SET PROBLEM
Go over the entries below line by line, copying each one that contains the word "standalone".

DATA EXTRACT

** Begin **

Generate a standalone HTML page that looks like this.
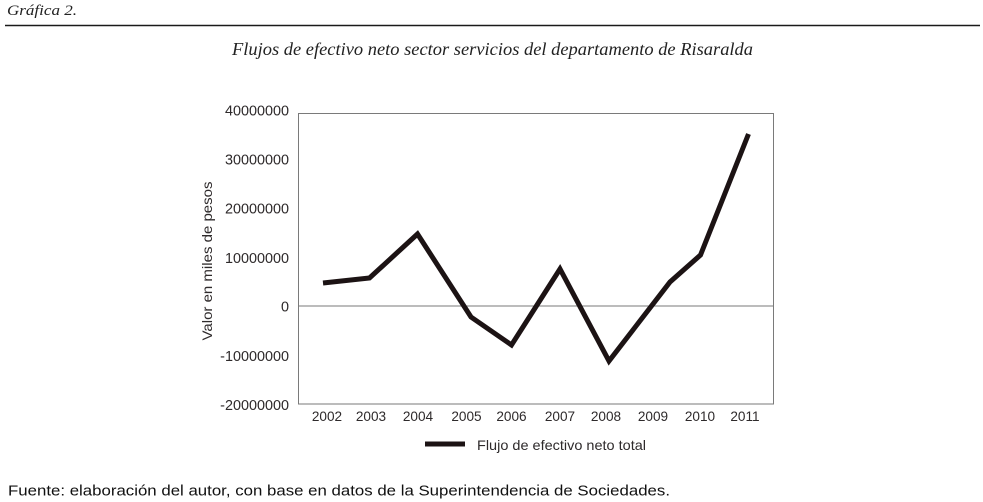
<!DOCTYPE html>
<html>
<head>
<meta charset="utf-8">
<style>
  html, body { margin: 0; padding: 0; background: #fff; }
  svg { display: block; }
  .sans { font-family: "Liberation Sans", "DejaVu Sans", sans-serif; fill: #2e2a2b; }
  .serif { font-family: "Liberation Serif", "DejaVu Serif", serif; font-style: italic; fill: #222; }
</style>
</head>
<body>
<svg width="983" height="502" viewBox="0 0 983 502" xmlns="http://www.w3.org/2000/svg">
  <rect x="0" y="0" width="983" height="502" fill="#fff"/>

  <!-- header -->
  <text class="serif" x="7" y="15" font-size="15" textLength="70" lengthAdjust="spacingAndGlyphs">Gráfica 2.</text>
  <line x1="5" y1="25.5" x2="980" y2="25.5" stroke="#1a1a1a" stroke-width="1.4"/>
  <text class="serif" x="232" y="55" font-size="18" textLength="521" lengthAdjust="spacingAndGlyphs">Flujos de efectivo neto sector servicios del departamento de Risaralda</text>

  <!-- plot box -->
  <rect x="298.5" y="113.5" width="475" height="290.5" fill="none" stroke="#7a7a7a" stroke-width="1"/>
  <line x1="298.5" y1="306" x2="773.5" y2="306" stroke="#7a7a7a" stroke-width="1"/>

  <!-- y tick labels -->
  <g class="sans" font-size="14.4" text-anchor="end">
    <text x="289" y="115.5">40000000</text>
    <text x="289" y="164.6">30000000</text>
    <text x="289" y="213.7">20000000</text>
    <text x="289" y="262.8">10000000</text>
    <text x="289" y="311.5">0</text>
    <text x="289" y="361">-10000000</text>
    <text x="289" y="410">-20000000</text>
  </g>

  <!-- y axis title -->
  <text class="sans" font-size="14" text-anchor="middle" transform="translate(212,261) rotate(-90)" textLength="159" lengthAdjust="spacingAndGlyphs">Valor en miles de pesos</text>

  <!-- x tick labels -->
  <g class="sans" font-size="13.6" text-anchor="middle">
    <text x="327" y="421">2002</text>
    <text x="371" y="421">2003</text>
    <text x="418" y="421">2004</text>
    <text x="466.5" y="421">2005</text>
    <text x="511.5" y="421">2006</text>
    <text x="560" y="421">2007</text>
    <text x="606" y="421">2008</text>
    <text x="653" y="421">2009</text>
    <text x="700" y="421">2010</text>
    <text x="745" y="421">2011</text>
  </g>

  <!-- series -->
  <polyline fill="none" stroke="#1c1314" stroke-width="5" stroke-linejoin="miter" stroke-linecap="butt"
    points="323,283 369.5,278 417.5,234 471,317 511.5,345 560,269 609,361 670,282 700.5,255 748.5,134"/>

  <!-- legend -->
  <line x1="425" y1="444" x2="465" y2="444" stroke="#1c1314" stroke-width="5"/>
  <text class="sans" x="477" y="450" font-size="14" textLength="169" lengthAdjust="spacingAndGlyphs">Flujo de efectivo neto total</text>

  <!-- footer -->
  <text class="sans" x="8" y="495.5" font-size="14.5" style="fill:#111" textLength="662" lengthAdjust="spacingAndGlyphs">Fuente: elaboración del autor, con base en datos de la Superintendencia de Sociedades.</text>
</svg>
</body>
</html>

** End **
** Begin **

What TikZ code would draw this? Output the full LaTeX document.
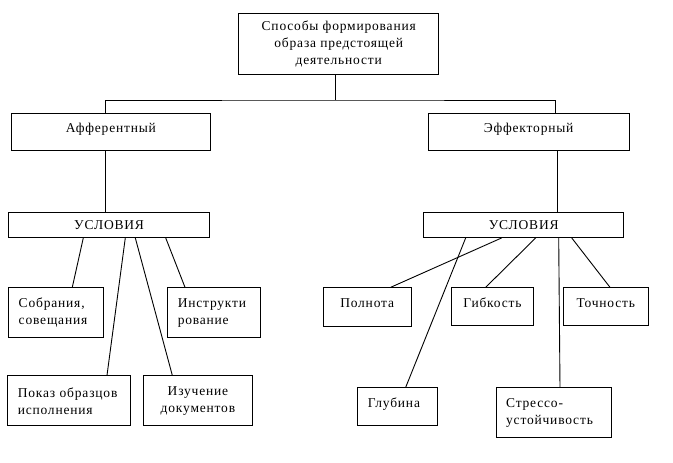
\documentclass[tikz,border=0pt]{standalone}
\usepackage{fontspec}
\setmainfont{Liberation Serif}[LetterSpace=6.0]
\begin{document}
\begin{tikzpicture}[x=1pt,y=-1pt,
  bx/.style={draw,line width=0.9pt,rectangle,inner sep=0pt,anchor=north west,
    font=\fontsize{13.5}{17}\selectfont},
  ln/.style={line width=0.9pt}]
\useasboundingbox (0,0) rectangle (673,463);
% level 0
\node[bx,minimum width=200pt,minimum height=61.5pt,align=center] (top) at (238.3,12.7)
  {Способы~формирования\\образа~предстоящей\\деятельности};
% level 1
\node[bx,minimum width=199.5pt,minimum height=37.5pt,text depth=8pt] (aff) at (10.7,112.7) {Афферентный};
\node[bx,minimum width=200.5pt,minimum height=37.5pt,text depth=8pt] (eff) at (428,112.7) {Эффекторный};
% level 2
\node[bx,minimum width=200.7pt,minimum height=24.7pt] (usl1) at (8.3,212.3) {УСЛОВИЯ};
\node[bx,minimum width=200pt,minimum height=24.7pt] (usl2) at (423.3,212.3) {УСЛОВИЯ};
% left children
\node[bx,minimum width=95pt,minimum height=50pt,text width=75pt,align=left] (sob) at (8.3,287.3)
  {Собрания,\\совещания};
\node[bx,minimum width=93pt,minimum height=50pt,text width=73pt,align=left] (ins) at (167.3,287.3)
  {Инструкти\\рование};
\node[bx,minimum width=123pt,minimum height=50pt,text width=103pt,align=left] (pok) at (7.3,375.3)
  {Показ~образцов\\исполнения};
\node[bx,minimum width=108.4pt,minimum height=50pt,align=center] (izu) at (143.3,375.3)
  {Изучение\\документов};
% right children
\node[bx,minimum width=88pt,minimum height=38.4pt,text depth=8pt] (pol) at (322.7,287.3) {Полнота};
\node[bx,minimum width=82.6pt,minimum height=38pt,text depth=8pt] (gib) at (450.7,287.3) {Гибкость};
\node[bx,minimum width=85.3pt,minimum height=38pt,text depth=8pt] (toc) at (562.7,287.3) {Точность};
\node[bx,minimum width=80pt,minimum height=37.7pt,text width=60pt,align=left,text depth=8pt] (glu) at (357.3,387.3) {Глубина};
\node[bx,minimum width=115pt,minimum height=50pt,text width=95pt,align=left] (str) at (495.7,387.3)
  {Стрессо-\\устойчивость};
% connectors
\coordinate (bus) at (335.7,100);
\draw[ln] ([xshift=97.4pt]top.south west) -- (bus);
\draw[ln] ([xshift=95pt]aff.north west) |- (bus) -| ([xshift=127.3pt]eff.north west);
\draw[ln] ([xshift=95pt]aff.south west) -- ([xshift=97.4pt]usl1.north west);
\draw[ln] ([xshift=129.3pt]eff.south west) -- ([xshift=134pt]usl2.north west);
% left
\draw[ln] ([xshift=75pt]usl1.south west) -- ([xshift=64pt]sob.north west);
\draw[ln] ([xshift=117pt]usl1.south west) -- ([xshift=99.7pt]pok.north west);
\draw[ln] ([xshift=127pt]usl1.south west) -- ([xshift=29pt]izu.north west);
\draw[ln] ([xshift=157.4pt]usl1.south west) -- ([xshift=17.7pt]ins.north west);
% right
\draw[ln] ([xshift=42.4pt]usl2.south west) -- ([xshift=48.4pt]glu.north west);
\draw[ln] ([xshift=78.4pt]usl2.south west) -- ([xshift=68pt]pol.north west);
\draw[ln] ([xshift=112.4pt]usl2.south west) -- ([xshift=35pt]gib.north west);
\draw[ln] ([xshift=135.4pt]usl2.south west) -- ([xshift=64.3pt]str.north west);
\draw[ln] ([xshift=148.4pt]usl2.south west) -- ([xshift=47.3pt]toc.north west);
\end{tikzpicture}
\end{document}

** End **
** Begin **

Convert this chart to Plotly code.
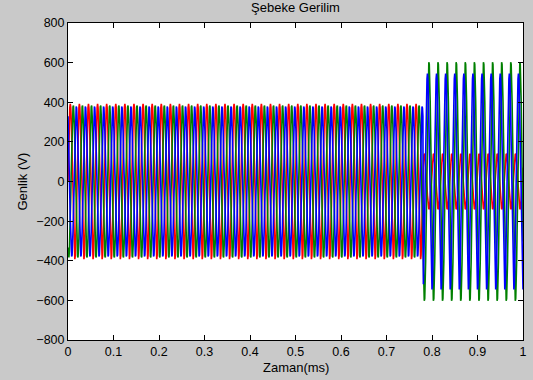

** End **

SOLUTION
Generate a standalone HTML page that looks like this.
\documentclass[tikz,border=0pt]{standalone}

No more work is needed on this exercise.